Set task. Return the full material exactly.

Data segment.
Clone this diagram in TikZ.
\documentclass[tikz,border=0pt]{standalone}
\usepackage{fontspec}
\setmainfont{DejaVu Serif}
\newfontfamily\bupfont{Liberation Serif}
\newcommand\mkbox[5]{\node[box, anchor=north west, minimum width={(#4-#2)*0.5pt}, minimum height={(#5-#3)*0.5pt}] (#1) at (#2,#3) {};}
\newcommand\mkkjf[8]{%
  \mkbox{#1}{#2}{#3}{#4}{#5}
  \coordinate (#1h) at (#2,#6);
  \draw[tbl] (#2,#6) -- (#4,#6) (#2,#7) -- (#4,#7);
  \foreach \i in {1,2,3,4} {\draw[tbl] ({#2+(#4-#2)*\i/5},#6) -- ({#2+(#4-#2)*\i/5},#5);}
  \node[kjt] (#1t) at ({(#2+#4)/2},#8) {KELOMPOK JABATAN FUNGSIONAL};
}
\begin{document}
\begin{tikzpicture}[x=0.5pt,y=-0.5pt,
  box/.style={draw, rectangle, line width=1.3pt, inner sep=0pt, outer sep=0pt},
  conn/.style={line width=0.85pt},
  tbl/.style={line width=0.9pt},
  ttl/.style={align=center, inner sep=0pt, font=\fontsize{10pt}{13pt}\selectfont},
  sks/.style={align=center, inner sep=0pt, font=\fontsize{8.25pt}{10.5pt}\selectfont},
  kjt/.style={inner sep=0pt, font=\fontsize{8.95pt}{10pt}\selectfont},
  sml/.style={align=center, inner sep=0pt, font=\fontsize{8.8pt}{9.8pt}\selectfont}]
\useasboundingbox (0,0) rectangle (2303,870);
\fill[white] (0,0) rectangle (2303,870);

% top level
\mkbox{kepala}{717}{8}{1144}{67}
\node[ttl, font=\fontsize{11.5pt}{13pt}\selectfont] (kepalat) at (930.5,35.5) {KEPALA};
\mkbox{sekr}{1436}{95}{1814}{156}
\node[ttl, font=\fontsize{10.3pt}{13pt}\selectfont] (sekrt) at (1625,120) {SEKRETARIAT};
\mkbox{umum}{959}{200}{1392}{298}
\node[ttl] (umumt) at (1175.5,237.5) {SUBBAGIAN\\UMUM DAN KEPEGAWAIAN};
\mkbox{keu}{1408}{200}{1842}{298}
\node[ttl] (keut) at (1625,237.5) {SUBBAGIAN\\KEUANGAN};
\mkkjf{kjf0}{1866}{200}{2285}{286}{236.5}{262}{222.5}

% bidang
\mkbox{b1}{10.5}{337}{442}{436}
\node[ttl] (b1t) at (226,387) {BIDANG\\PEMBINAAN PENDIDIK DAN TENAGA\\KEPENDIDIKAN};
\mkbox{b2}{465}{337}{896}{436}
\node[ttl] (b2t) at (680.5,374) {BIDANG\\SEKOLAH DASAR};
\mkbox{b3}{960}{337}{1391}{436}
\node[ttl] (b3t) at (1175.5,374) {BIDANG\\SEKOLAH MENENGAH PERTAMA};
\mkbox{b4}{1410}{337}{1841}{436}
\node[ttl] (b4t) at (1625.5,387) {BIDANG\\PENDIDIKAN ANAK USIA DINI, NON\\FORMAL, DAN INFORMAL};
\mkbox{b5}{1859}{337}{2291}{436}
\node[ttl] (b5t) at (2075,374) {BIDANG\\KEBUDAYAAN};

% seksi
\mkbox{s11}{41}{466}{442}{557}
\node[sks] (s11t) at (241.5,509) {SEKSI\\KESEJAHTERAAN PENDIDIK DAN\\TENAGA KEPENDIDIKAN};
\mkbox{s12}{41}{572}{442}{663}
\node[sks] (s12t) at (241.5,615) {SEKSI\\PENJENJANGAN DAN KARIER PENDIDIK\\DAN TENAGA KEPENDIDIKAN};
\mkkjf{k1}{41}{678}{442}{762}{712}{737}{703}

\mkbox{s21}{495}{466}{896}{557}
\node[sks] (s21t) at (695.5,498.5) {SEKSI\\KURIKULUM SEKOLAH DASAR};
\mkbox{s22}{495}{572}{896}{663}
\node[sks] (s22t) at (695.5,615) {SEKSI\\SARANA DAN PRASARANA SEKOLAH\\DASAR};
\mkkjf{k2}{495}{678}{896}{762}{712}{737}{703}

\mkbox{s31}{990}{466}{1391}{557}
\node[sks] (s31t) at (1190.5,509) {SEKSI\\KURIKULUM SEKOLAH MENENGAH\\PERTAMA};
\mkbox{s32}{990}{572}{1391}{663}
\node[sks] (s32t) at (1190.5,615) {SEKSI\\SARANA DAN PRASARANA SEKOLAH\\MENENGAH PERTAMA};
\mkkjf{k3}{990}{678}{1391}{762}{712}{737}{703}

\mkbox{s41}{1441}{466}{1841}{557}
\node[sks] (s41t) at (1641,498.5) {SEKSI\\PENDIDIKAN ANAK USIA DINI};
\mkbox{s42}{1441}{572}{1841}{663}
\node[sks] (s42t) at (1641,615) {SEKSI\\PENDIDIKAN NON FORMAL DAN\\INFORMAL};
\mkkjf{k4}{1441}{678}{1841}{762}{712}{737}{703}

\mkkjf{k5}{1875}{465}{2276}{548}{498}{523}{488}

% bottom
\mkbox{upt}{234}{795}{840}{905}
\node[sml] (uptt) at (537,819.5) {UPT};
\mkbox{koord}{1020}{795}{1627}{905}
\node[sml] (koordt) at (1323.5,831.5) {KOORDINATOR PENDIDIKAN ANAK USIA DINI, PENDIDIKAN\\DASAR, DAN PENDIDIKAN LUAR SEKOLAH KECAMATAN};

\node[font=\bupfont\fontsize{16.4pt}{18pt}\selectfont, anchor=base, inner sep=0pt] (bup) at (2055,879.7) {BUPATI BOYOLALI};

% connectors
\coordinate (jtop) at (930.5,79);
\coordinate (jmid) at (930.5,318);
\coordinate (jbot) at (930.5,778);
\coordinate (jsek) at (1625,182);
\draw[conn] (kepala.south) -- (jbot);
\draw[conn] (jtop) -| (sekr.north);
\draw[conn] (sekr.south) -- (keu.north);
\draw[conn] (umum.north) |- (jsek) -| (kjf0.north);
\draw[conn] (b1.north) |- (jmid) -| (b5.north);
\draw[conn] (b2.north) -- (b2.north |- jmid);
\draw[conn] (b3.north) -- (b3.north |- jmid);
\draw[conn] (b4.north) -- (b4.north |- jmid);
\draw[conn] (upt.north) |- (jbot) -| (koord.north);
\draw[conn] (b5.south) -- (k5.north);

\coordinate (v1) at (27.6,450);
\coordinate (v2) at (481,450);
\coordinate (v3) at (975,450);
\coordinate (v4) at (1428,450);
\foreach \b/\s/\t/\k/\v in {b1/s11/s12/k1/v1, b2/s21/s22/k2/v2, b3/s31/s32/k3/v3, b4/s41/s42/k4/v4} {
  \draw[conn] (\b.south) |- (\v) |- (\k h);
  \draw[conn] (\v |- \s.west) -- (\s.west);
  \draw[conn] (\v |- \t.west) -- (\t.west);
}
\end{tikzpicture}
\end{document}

Written response.
Clone this diagram in TikZ.
\documentclass[tikz,border=0pt]{standalone}
\usepackage{fontspec}
\setmainfont{DejaVu Serif}
\newfontfamily\bupfont{Liberation Serif}
\newcommand\mkbox[5]{\node[box, anchor=north west, minimum width={(#4-#2)*0.5pt}, minimum height={(#5-#3)*0.5pt}] (#1) at (#2,#3) {};}
\newcommand\mkkjf[8]{%
  \mkbox{#1}{#2}{#3}{#4}{#5}
  \coordinate (#1h) at (#2,#6);
  \draw[tbl] (#2,#6) -- (#4,#6) (#2,#7) -- (#4,#7);
  \foreach \i in {1,2,3,4} {\draw[tbl] ({#2+(#4-#2)*\i/5},#6) -- ({#2+(#4-#2)*\i/5},#5);}
  \node[kjt] (#1t) at ({(#2+#4)/2},#8) {KELOMPOK JABATAN FUNGSIONAL};
}
\begin{document}
\begin{tikzpicture}[x=0.5pt,y=-0.5pt,
  box/.style={draw, rectangle, line width=1.3pt, inner sep=0pt, outer sep=0pt},
  conn/.style={line width=0.85pt},
  tbl/.style={line width=0.9pt},
  ttl/.style={align=center, inner sep=0pt, font=\fontsize{10pt}{13pt}\selectfont},
  sks/.style={align=center, inner sep=0pt, font=\fontsize{8.25pt}{10.5pt}\selectfont},
  kjt/.style={inner sep=0pt, font=\fontsize{8.95pt}{10pt}\selectfont},
  sml/.style={align=center, inner sep=0pt, font=\fontsize{8.8pt}{9.8pt}\selectfont}]
\useasboundingbox (0,0) rectangle (2303,870);
\fill[white] (0,0) rectangle (2303,870);

% top level
\mkbox{kepala}{717}{8}{1144}{67}
\node[ttl, font=\fontsize{11.5pt}{13pt}\selectfont] (kepalat) at (930.5,35.5) {KEPALA};
\mkbox{sekr}{1436}{95}{1814}{156}
\node[ttl, font=\fontsize{10.3pt}{13pt}\selectfont] (sekrt) at (1625,120) {SEKRETARIAT};
\mkbox{umum}{959}{200}{1392}{298}
\node[ttl] (umumt) at (1175.5,237.5) {SUBBAGIAN\\UMUM DAN KEPEGAWAIAN};
\mkbox{keu}{1408}{200}{1842}{298}
\node[ttl] (keut) at (1625,237.5) {SUBBAGIAN\\KEUANGAN};
\mkkjf{kjf0}{1866}{200}{2285}{286}{236.5}{262}{222.5}

% bidang
\mkbox{b1}{10.5}{337}{442}{436}
\node[ttl] (b1t) at (226,387) {BIDANG\\PEMBINAAN PENDIDIK DAN TENAGA\\KEPENDIDIKAN};
\mkbox{b2}{465}{337}{896}{436}
\node[ttl] (b2t) at (680.5,374) {BIDANG\\SEKOLAH DASAR};
\mkbox{b3}{960}{337}{1391}{436}
\node[ttl] (b3t) at (1175.5,374) {BIDANG\\SEKOLAH MENENGAH PERTAMA};
\mkbox{b4}{1410}{337}{1841}{436}
\node[ttl] (b4t) at (1625.5,387) {BIDANG\\PENDIDIKAN ANAK USIA DINI, NON\\FORMAL, DAN INFORMAL};
\mkbox{b5}{1859}{337}{2291}{436}
\node[ttl] (b5t) at (2075,374) {BIDANG\\KEBUDAYAAN};

% seksi
\mkbox{s11}{41}{466}{442}{557}
\node[sks] (s11t) at (241.5,509) {SEKSI\\KESEJAHTERAAN PENDIDIK DAN\\TENAGA KEPENDIDIKAN};
\mkbox{s12}{41}{572}{442}{663}
\node[sks] (s12t) at (241.5,615) {SEKSI\\PENJENJANGAN DAN KARIER PENDIDIK\\DAN TENAGA KEPENDIDIKAN};
\mkkjf{k1}{41}{678}{442}{762}{712}{737}{703}

\mkbox{s21}{495}{466}{896}{557}
\node[sks] (s21t) at (695.5,498.5) {SEKSI\\KURIKULUM SEKOLAH DASAR};
\mkbox{s22}{495}{572}{896}{663}
\node[sks] (s22t) at (695.5,615) {SEKSI\\SARANA DAN PRASARANA SEKOLAH\\DASAR};
\mkkjf{k2}{495}{678}{896}{762}{712}{737}{703}

\mkbox{s31}{990}{466}{1391}{557}
\node[sks] (s31t) at (1190.5,509) {SEKSI\\KURIKULUM SEKOLAH MENENGAH\\PERTAMA};
\mkbox{s32}{990}{572}{1391}{663}
\node[sks] (s32t) at (1190.5,615) {SEKSI\\SARANA DAN PRASARANA SEKOLAH\\MENENGAH PERTAMA};
\mkkjf{k3}{990}{678}{1391}{762}{712}{737}{703}

\mkbox{s41}{1441}{466}{1841}{557}
\node[sks] (s41t) at (1641,498.5) {SEKSI\\PENDIDIKAN ANAK USIA DINI};
\mkbox{s42}{1441}{572}{1841}{663}
\node[sks] (s42t) at (1641,615) {SEKSI\\PENDIDIKAN NON FORMAL DAN\\INFORMAL};
\mkkjf{k4}{1441}{678}{1841}{762}{712}{737}{703}

\mkkjf{k5}{1875}{465}{2276}{548}{498}{523}{488}

% bottom
\mkbox{upt}{234}{795}{840}{905}
\node[sml] (uptt) at (537,819.5) {UPT};
\mkbox{koord}{1020}{795}{1627}{905}
\node[sml] (koordt) at (1323.5,831.5) {KOORDINATOR PENDIDIKAN ANAK USIA DINI, PENDIDIKAN\\DASAR, DAN PENDIDIKAN LUAR SEKOLAH KECAMATAN};

\node[font=\bupfont\fontsize{16.4pt}{18pt}\selectfont, anchor=base, inner sep=0pt] (bup) at (2055,879.7) {BUPATI BOYOLALI};

% connectors
\coordinate (jtop) at (930.5,79);
\coordinate (jmid) at (930.5,318);
\coordinate (jbot) at (930.5,778);
\coordinate (jsek) at (1625,182);
\draw[conn] (kepala.south) -- (jbot);
\draw[conn] (jtop) -| (sekr.north);
\draw[conn] (sekr.south) -- (keu.north);
\draw[conn] (umum.north) |- (jsek) -| (kjf0.north);
\draw[conn] (b1.north) |- (jmid) -| (b5.north);
\draw[conn] (b2.north) -- (b2.north |- jmid);
\draw[conn] (b3.north) -- (b3.north |- jmid);
\draw[conn] (b4.north) -- (b4.north |- jmid);
\draw[conn] (upt.north) |- (jbot) -| (koord.north);
\draw[conn] (b5.south) -- (k5.north);

\coordinate (v1) at (27.6,450);
\coordinate (v2) at (481,450);
\coordinate (v3) at (975,450);
\coordinate (v4) at (1428,450);
\foreach \b/\s/\t/\k/\v in {b1/s11/s12/k1/v1, b2/s21/s22/k2/v2, b3/s31/s32/k3/v3, b4/s41/s42/k4/v4} {
  \draw[conn] (\b.south) |- (\v) |- (\k h);
  \draw[conn] (\v |- \s.west) -- (\s.west);
  \draw[conn] (\v |- \t.west) -- (\t.west);
}
\end{tikzpicture}
\end{document}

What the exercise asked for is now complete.